Price rundown. $850 for the top, $300 for gas, hotel and meals to drive to Denver to get it, $100 for the metal, $500 for the canvas, $400 for the paint (est.). $2150. Not bad.
A couple of important things I failed to mention on the top installation. Firstly I used the VW rear roof reinforcement. It's a galvanized z bracket of sorts that holds the bed panel at the rear. It's curved on the top, which matches the curve of the pop top. Installing this beneath the roof metal raised the curvature to match the VW top at the rear. This helped close the gap that was back there. Another issue I came up with was: what to do about the roof ribs at the front. I had seen some people trim out the top to match the convoluted metal. I chose to install 2" body side moldings in the channels to fill it level. That way the pop top gasket could be used and create a seal.
Okay, now lets put the cart back behind the horse. Time to gut the interior and find out what were really looking at. I knew there would be some rust, just not how much.
Yikes I can see the ground. Two huge rust spots and holes, just inboard of the rear wheels. The rear body mounts are detached on the reinforcement too.
Time to grind and cut it out
I had to cut the body bolts, because they were in the way and rusted in the mount. I then had to weld an inner piece on to the reinforcement. This also held a sleeve between the plate and the reinforcement. The sleeve allows the body bolt to be tightened without crushing the floor down when tightening. Instead of trying to replace the body mount, which has a threaded sleeve, and is installed with the body off (no going to do it). I cut the threaded sleeve, got a grade 8 bolt and washer and nylon stop nut, and slipped it back through the hole and tightened it down a the end. The photo above shows weld through primer on the area to be welded. I then had to find a donor part to fill the floor with. It happened that there was an old pick up bed out back with no rust in the floor. The convolutions matched up pretty well and made short work of patching the floor.
Fun with a welder! A little primer and some under coat, and we're done. I checked the front under the front seats, and there was a little rust there. It had very few perforations, and they stopped before the inner floor reinforcements. Some seam sealer, rust stopper, and a coat of paint took care of that.

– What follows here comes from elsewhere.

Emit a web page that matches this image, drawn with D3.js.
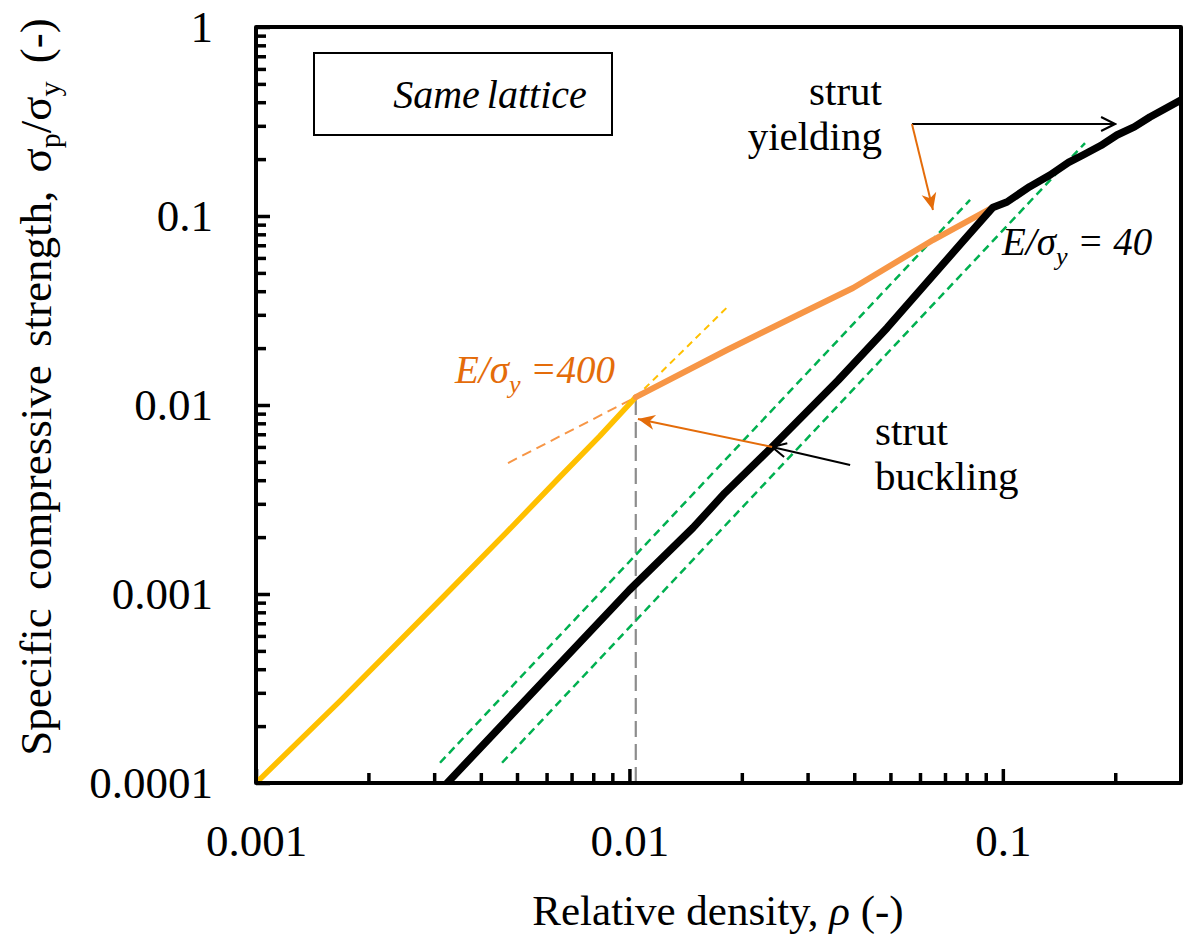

Up next was to remove the driver's side window and weld in a whole new piece. Most body techs would opt to replace the whole quarter panel, but I figured welding in metal would save more money. I was lucky to find an old Subaru hood that had roughly the same contours. I just had to pound the metal on a piece of strapping to fabricate the body line. I then used panel adhesive and spot welds to permanently affix the hood in the opening.
I installed self adhesive sound deadening pads from 3M to stiffen the metal and keep it from oil canning. Some bondo, and lots of elbow action.
Here we are in primer
I left the drivers front window in, and as it turned out was a mistake. At this point I hadn't made a decision on what refrigerator I was going to install. Not having the fridge, I had little idea what was necessary for it to work correctly. We'll get to that, and how I corrected it later.
Also as you can see in the following photos, I installed some used running boards from a Crew Cab pick up. I cut and welded the brackets directly to the inner rocker panels.
Here we are getting ready for paint.
My Girlfriend helping masking... Damn I love that woman!